THE EXERCISE
Each line of the material must be repeated precisely, with the pictures left out.
----------------------------------------
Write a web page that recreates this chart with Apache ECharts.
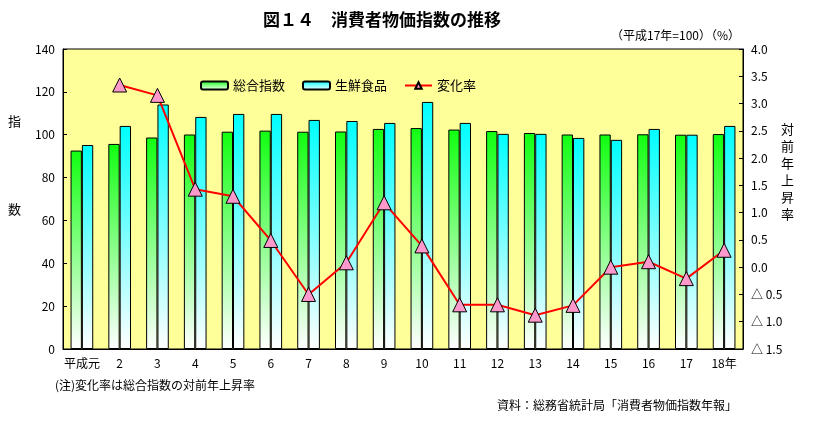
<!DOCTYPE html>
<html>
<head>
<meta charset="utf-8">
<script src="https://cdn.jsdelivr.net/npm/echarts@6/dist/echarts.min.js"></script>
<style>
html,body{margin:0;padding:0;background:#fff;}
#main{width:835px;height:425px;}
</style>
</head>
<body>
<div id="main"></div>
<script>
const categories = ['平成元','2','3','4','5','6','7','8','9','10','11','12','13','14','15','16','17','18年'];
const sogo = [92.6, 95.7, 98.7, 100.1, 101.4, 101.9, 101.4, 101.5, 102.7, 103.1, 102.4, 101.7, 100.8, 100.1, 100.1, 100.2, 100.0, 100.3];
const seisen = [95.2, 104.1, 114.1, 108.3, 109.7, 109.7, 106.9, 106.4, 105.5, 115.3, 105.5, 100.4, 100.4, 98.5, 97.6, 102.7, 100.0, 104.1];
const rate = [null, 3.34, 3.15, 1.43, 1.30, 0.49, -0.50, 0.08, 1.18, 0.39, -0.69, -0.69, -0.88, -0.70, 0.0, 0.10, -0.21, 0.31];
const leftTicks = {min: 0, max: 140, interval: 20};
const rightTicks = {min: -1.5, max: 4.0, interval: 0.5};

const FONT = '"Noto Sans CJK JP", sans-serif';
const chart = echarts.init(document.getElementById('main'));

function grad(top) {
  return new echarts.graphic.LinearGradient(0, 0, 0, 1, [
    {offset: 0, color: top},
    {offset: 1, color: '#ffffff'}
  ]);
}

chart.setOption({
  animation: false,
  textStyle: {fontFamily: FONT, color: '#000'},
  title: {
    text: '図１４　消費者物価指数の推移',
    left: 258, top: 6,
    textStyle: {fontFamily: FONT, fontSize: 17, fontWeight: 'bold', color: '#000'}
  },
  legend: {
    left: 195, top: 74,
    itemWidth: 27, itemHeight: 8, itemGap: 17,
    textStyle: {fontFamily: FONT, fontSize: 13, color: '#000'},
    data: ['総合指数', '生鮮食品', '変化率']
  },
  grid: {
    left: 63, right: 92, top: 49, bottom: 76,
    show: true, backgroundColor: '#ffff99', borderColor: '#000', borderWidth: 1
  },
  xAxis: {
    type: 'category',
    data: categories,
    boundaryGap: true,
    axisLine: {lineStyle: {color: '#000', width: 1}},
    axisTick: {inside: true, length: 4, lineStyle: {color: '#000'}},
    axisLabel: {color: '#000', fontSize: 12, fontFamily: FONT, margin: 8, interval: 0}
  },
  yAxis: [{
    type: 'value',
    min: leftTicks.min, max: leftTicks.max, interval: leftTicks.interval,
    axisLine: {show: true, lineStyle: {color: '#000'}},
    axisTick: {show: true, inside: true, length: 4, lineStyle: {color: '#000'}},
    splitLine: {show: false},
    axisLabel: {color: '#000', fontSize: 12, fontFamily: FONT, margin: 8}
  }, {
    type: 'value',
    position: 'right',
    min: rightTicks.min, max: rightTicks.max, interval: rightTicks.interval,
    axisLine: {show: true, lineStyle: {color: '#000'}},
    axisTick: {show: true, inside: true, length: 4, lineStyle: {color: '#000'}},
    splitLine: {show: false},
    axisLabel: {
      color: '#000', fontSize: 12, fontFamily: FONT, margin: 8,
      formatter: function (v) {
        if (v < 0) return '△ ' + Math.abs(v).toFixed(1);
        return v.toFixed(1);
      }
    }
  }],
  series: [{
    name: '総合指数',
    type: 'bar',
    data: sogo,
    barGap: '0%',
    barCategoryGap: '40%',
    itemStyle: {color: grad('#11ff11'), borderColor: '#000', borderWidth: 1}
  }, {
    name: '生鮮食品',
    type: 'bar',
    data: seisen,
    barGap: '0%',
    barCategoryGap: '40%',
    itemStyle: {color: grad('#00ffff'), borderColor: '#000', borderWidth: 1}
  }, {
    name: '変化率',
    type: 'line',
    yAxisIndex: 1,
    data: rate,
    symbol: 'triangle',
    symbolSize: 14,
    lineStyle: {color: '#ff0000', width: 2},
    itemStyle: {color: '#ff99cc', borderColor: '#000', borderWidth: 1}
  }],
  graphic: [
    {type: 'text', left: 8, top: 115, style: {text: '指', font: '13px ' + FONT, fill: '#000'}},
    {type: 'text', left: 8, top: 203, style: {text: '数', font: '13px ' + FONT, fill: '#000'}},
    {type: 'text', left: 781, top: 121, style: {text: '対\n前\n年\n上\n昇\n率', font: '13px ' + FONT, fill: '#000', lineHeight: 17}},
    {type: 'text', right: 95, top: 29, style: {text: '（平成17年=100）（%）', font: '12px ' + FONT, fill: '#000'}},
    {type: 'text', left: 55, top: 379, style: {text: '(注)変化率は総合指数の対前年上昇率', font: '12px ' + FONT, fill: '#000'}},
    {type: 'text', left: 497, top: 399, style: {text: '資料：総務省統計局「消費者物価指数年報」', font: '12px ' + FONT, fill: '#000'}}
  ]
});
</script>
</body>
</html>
----------------------------------------
RESULT OF THE TASK
Write a web page that recreates this chart with Apache ECharts.
<!DOCTYPE html>
<html>
<head>
<meta charset="utf-8">
<script src="https://cdn.jsdelivr.net/npm/echarts@6/dist/echarts.min.js"></script>
<style>
html,body{margin:0;padding:0;background:#fff;}
#main{width:835px;height:425px;}
</style>
</head>
<body>
<div id="main"></div>
<script>
const categories = ['平成元','2','3','4','5','6','7','8','9','10','11','12','13','14','15','16','17','18年'];
const sogo = [92.6, 95.7, 98.7, 100.1, 101.4, 101.9, 101.4, 101.5, 102.7, 103.1, 102.4, 101.7, 100.8, 100.1, 100.1, 100.2, 100.0, 100.3];
const seisen = [95.2, 104.1, 114.1, 108.3, 109.7, 109.7, 106.9, 106.4, 105.5, 115.3, 105.5, 100.4, 100.4, 98.5, 97.6, 102.7, 100.0, 104.1];
const rate = [null, 3.34, 3.15, 1.43, 1.30, 0.49, -0.50, 0.08, 1.18, 0.39, -0.69, -0.69, -0.88, -0.70, 0.0, 0.10, -0.21, 0.31];
const leftTicks = {min: 0, max: 140, interval: 20};
const rightTicks = {min: -1.5, max: 4.0, interval: 0.5};

const FONT = '"Noto Sans CJK JP", sans-serif';
const chart = echarts.init(document.getElementById('main'));

function grad(top) {
  return new echarts.graphic.LinearGradient(0, 0, 0, 1, [
    {offset: 0, color: top},
    {offset: 1, color: '#ffffff'}
  ]);
}

chart.setOption({
  animation: false,
  textStyle: {fontFamily: FONT, color: '#000'},
  title: {
    text: '図１４　消費者物価指数の推移',
    left: 258, top: 6,
    textStyle: {fontFamily: FONT, fontSize: 17, fontWeight: 'bold', color: '#000'}
  },
  legend: {
    left: 195, top: 74,
    itemWidth: 27, itemHeight: 8, itemGap: 17,
    textStyle: {fontFamily: FONT, fontSize: 13, color: '#000'},
    data: ['総合指数', '生鮮食品', '変化率']
  },
  grid: {
    left: 63, right: 92, top: 49, bottom: 76,
    show: true, backgroundColor: '#ffff99', borderColor: '#000', borderWidth: 1
  },
  xAxis: {
    type: 'category',
    data: categories,
    boundaryGap: true,
    axisLine: {lineStyle: {color: '#000', width: 1}},
    axisTick: {inside: true, length: 4, lineStyle: {color: '#000'}},
    axisLabel: {color: '#000', fontSize: 12, fontFamily: FONT, margin: 8, interval: 0}
  },
  yAxis: [{
    type: 'value',
    min: leftTicks.min, max: leftTicks.max, interval: leftTicks.interval,
    axisLine: {show: true, lineStyle: {color: '#000'}},
    axisTick: {show: true, inside: true, length: 4, lineStyle: {color: '#000'}},
    splitLine: {show: false},
    axisLabel: {color: '#000', fontSize: 12, fontFamily: FONT, margin: 8}
  }, {
    type: 'value',
    position: 'right',
    min: rightTicks.min, max: rightTicks.max, interval: rightTicks.interval,
    axisLine: {show: true, lineStyle: {color: '#000'}},
    axisTick: {show: true, inside: true, length: 4, lineStyle: {color: '#000'}},
    splitLine: {show: false},
    axisLabel: {
      color: '#000', fontSize: 12, fontFamily: FONT, margin: 8,
      formatter: function (v) {
        if (v < 0) return '△ ' + Math.abs(v).toFixed(1);
        return v.toFixed(1);
      }
    }
  }],
  series: [{
    name: '総合指数',
    type: 'bar',
    data: sogo,
    barGap: '0%',
    barCategoryGap: '40%',
    itemStyle: {color: grad('#11ff11'), borderColor: '#000', borderWidth: 1}
  }, {
    name: '生鮮食品',
    type: 'bar',
    data: seisen,
    barGap: '0%',
    barCategoryGap: '40%',
    itemStyle: {color: grad('#00ffff'), borderColor: '#000', borderWidth: 1}
  }, {
    name: '変化率',
    type: 'line',
    yAxisIndex: 1,
    data: rate,
    symbol: 'triangle',
    symbolSize: 14,
    lineStyle: {color: '#ff0000', width: 2},
    itemStyle: {color: '#ff99cc', borderColor: '#000', borderWidth: 1}
  }],
  graphic: [
    {type: 'text', left: 8, top: 115, style: {text: '指', font: '13px ' + FONT, fill: '#000'}},
    {type: 'text', left: 8, top: 203, style: {text: '数', font: '13px ' + FONT, fill: '#000'}},
    {type: 'text', left: 781, top: 121, style: {text: '対\n前\n年\n上\n昇\n率', font: '13px ' + FONT, fill: '#000', lineHeight: 17}},
    {type: 'text', right: 95, top: 29, style: {text: '（平成17年=100）（%）', font: '12px ' + FONT, fill: '#000'}},
    {type: 'text', left: 55, top: 379, style: {text: '(注)変化率は総合指数の対前年上昇率', font: '12px ' + FONT, fill: '#000'}},
    {type: 'text', left: 497, top: 399, style: {text: '資料：総務省統計局「消費者物価指数年報」', font: '12px ' + FONT, fill: '#000'}}
  ]
});
</script>
</body>
</html>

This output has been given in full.